Various issues arose in this case regarding the continuation of worldwide freezing orders against the defendants. One of the issues was whether delay by the applicant was fatal to the application. The respondent had received a formal demand threatening asset seizure in July 2016 and was notified that a claim form had been issued against her in August 2016, but no application for a freezing order was made in England for a further 7 months (settlement discussions having taken place during this time). HHJ Waksman QC noted that delay alone will not usually prevent the grant of a freezing order if the court is satisfied that there is still a real risk of dissipation. However, on the facts here, the judge found that a risk of dissipation could not be proven "on the simple basis that if Mona did really pose a such a risk, or the Bank thought that she did, it is somewhat odd that it took no earlier step to secure its position; it could still have negotiated with her afterwards".

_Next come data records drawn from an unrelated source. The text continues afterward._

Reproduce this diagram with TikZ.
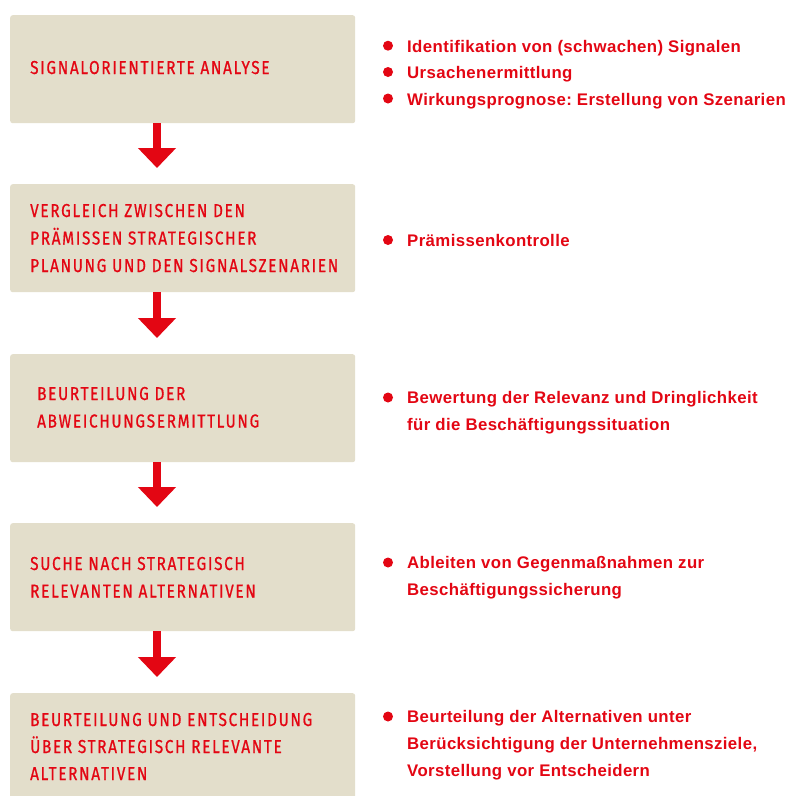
\documentclass[tikz,border=0pt]{standalone}
\usepackage{fontspec}
\setmainfont{Liberation Sans}[LetterSpace=2.3]
\newfontfamily\boxfont[FakeStretch=0.82,LetterSpace=9,FakeBold=0.8]{Fira Sans}
\usetikzlibrary{arrows.meta}
\definecolor{beige}{RGB}{227,222,203}
\definecolor{dred}{RGB}{227,6,19}
\tikzset{
  box/.style={fill=beige, draw=none, rounded corners=2.5pt, minimum width=345pt, minimum height=108pt, anchor=north west, inner sep=0pt},
  boxtxt/.style={anchor=base west, inner sep=0pt, text=dred, font=\boxfont\fontsize{18.7}{20}\selectfont},
  listtxt/.style={anchor=base west, inner sep=0pt, text=dred, font=\bfseries\fontsize{16.8}{20}\selectfont},
  dot/.style={circle, fill=dred, minimum size=10pt, inner sep=0pt},
  flow/.style={draw=dred, line width=8pt, -{Triangle[width=37pt,length=20pt]}, shorten >=16pt}
}
\begin{document}
\frenchspacing
\begin{tikzpicture}[x=1pt,y=1pt]
\useasboundingbox (0,0) rectangle (787,-796);
% boxes
\node[box] (b1) at (10,-15) {};
\node[box] (b2) at (10,-184) {};
\node[box] (b3) at (10,-354) {};
\node[box] (b4) at (10,-523) {};
\node[box, minimum height=115pt] (b5) at (10,-693) {};
% arrows
\coordinate (ax) at (157,0);
\draw[flow] (b1.south -| ax) -- (b2.north -| ax);
\draw[flow] (b2.south -| ax) -- (b3.north -| ax);
\draw[flow] (b3.south -| ax) -- (b4.north -| ax);
\draw[flow] (b4.south -| ax) -- (b5.north -| ax);
% box texts
\node[boxtxt] (t1a) at (30,-74) {SIGNALORIENTIERTE ANALYSE};
\node[boxtxt] (t2a) at (30,-217) {VERGLEICH ZWISCHEN DEN};
\node[boxtxt] (t2b) at (30,-244.5) {PRÄMISSEN STRATEGISCHER};
\node[boxtxt] (t2c) at (30,-272) {PLANUNG UND DEN SIGNALSZENARIEN};
\node[boxtxt] (t3a) at (37,-400) {BEURTEILUNG DER};
\node[boxtxt] (t3b) at (37,-427.5) {ABWEICHUNGSERMITTLUNG};
\node[boxtxt] (t4a) at (30,-570) {SUCHE NACH STRATEGISCH};
\node[boxtxt] (t4b) at (30,-597.5) {RELEVANTEN ALTERNATIVEN};
\node[boxtxt] (t5a) at (30,-726) {BEURTEILUNG UND ENTSCHEIDUNG};
\node[boxtxt] (t5b) at (30,-753) {ÜBER STRATEGISCH RELEVANTE};
\node[boxtxt] (t5c) at (30,-780) {ALTERNATIVEN};
% lists
\node[dot] (d1a) at (388,-45.7) {};
\node[dot] (d1b) at (388,-72) {};
\node[dot] (d1c) at (388,-98.5) {};
\node[listtxt] (l1a) at (407,-52) {Identifikation von (schwachen) Signalen};
\node[listtxt] (l1b) at (407,-78.5) {Ursachenermittlung};
\node[listtxt] (l1c) at (407,-105) {Wirkungsprognose: Erstellung von Szenarien};
\node[dot] (d2) at (388,-240) {};
\node[listtxt] (l2a) at (407,-246.3) {Prämissenkontrolle};
\node[dot] (d3) at (388,-397.5) {};
\node[listtxt] (l3a) at (407,-403.5) {Bewertung der Relevanz und Dringlichkeit};
\node[listtxt] (l3b) at (407,-430.5) {für die Beschäftigungssituation};
\node[dot] (d4) at (388,-562.5) {};
\node[listtxt] (l4a) at (407,-568.5) {Ableiten von Gegenmaßnahmen zur};
\node[listtxt] (l4b) at (407,-595.3) {Beschäftigungssicherung};
\node[dot] (d5) at (388,-716.5) {};
\node[listtxt] (l5a) at (407,-722.5) {Beurteilung der Alternativen unter};
\node[listtxt] (l5b) at (407,-749.3) {Berücksichtigung der Unternehmensziele,};
\node[listtxt] (l5c) at (407,-776) {Vorstellung vor Entscheidern};
\end{tikzpicture}
\end{document}
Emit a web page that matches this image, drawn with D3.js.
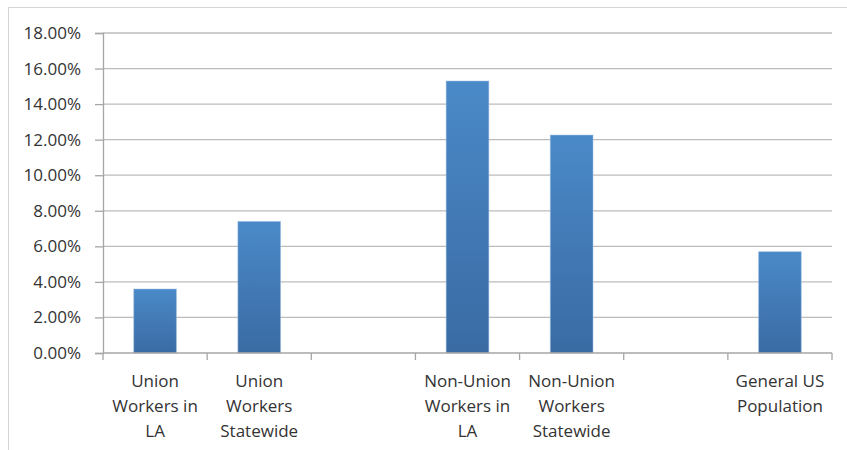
<!DOCTYPE html>
<html>
<head>
<meta charset="utf-8">
<script src="https://cdn.jsdelivr.net/npm/d3@7"></script>
<style>
  body { margin: 0; background: #fff; }
  text { font-family: "Open Sans", sans-serif; fill: #333; }
</style>
</head>
<body>
<div id="chart"></div>
<script>
// Chart data
const categories = [
    "Union\nWorkers in\nLA",
    "Union\nWorkers\nStatewide",
    "gap1",
    "Non-Union\nWorkers in\nLA",
    "Non-Union\nWorkers\nStatewide",
    "gap2",
    "General US\nPopulation"
]
const values = [0.036, 0.074, null, 0.153, 0.1226, null, 0.057]
const yTicks = [0, 0.02, 0.04, 0.06, 0.08, 0.10, 0.12, 0.14, 0.16, 0.18]

const W = 847, H = 450
const margin = { top: 33, right: 15, bottom: 97, left: 103 }
const sizes = {
    width: 832 - margin.left,
    height: 353 - margin.top
}

const svg = d3.select("#chart")
    .append("svg")
        .attr("width", W)
        .attr("height", H)

// outer frame
svg.append("rect")
    .attr("x", 8.5).attr("y", 7.5)
    .attr("width", W + 10).attr("height", H + 10)
    .attr("fill", "none")
    .attr("stroke", "#d4d4d4")

const defs = svg.append("defs")
const grad = defs.append("linearGradient")
    .attr("id", "barGrad")
    .attr("x1", 0).attr("y1", 0).attr("x2", 0).attr("y2", 1)
grad.append("stop").attr("offset", "0%").attr("stop-color", "#4a89c8")
grad.append("stop").attr("offset", "100%").attr("stop-color", "#3a6ba3")

const g = svg.append("g")
    .attr("transform", "translate(" + margin.left + "," + margin.top + ")")

const x = d3.scaleBand()
    .domain(categories)
    .range([0, sizes.width])
    .paddingInner(0.59)
    .paddingOuter(0.295)

const y = d3.scaleLinear()
    .domain([0, 0.18])
    .range([sizes.height, 0])

// gridlines
g.append("g")
    .selectAll("line")
    .data(yTicks.slice(1))
    .enter()
    .append("line")
        .attr("x1", 0).attr("x2", sizes.width)
        .attr("y1", d => y(d)).attr("y2", d => y(d))
        .attr("stroke", "#bcbcbc")
        .attr("stroke-width", 1.3)

// y axis
const yAxis = g.append("g")
    .call(d3.axisLeft(y).tickValues(yTicks).tickSize(8).tickPadding(14)
        .tickFormat(d => (d * 100).toFixed(2) + "%"))
yAxis.select(".domain").attr("stroke", "#a6a6a6").attr("stroke-width", 1.3)
yAxis.selectAll(".tick line").attr("stroke", "#a6a6a6").attr("stroke-width", 1.3)
yAxis.selectAll("text").style("font-size", "17px").attr("fill", "#333")

// bars
g.append("g")
    .selectAll("rect")
    .data(categories.map((c, i) => ({ c: c, v: values[i] })).filter(d => d.v != null))
    .enter()
    .append("rect")
        .attr("x", d => x(d.c))
        .attr("y", d => y(d.v))
        .attr("width", x.bandwidth())
        .attr("height", d => sizes.height - y(d.v))
        .attr("fill", "url(#barGrad)")
        .attr("stroke", "#9dbfe3")
        .attr("stroke-opacity", 0.5)
        .attr("stroke-width", 1)

// x axis line and ticks at band boundaries
const step = x.step()
const xa = g.append("g").attr("transform", "translate(0," + sizes.height + ")")
xa.append("line")
    .attr("x1", 0).attr("x2", sizes.width)
    .attr("stroke", "#a6a6a6").attr("stroke-width", 1.3)
xa.selectAll("line.tk")
    .data(d3.range(categories.length + 1))
    .enter()
    .append("line")
        .attr("class", "tk")
        .attr("x1", i => i * step).attr("x2", i => i * step)
        .attr("y1", 0).attr("y2", 7)
        .attr("stroke", "#a6a6a6").attr("stroke-width", 1.3)

// category labels
xa.selectAll("text.lbl")
    .data(categories.filter(c => !c.startsWith("gap")))
    .enter()
    .append("text")
        .attr("class", "lbl")
        .attr("text-anchor", "middle")
        .style("font-size", "17px")
        .attr("transform", d => "translate(" + (x(d) + x.bandwidth() / 2) + ",34)")
        .each(function (d) {
            const lines = d.split("\n")
            d3.select(this).selectAll("tspan")
                .data(lines)
                .enter()
                .append("tspan")
                    .attr("x", 0)
                    .attr("y", (l, i) => i * 25)
                    .text(l => l)
        })
</script>
</body>
</html>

A further issue in the case related to Article 8(1) of the recast Brussels Regulation which provides that a person domiciled in a Member State may also be sued "where he is one of a number of defendants, in the courts for the place where any one of them is domiciled, provided the claims are so closely connected that it is expedient to hear and determine them together". In Bord Na v British Polythene [2012] Flaux J held that, if (contrary to his decision) the claim against the "anchor defendant" had been struck out, he would have concluded that jurisdiction against the other defendants under Article 8(1) could not be maintained. Applying that decision here, HHJ Waksman QC concluded that there was a properly arguable case against one of the anchor defendants here (and the applicant need only find a real prospect of success against one anchor defendant) and so jurisdiction under Article 8(1) was satisfied. The same position would have applied had it been concluded that this fell under the common law rather than the recast Regulation.

COMMENT: This case reflects the decision in Anglo-Financial v Goldberg (see Weekly Update 37/14) where the claimant was refused a freezing injunction, in part because it had delayed by entering into lengthy negotiations to seek payment from the defendant. However, it also recognises that whether or not delay is relevant to a freezing order application will depend on the particular circumstances of the case.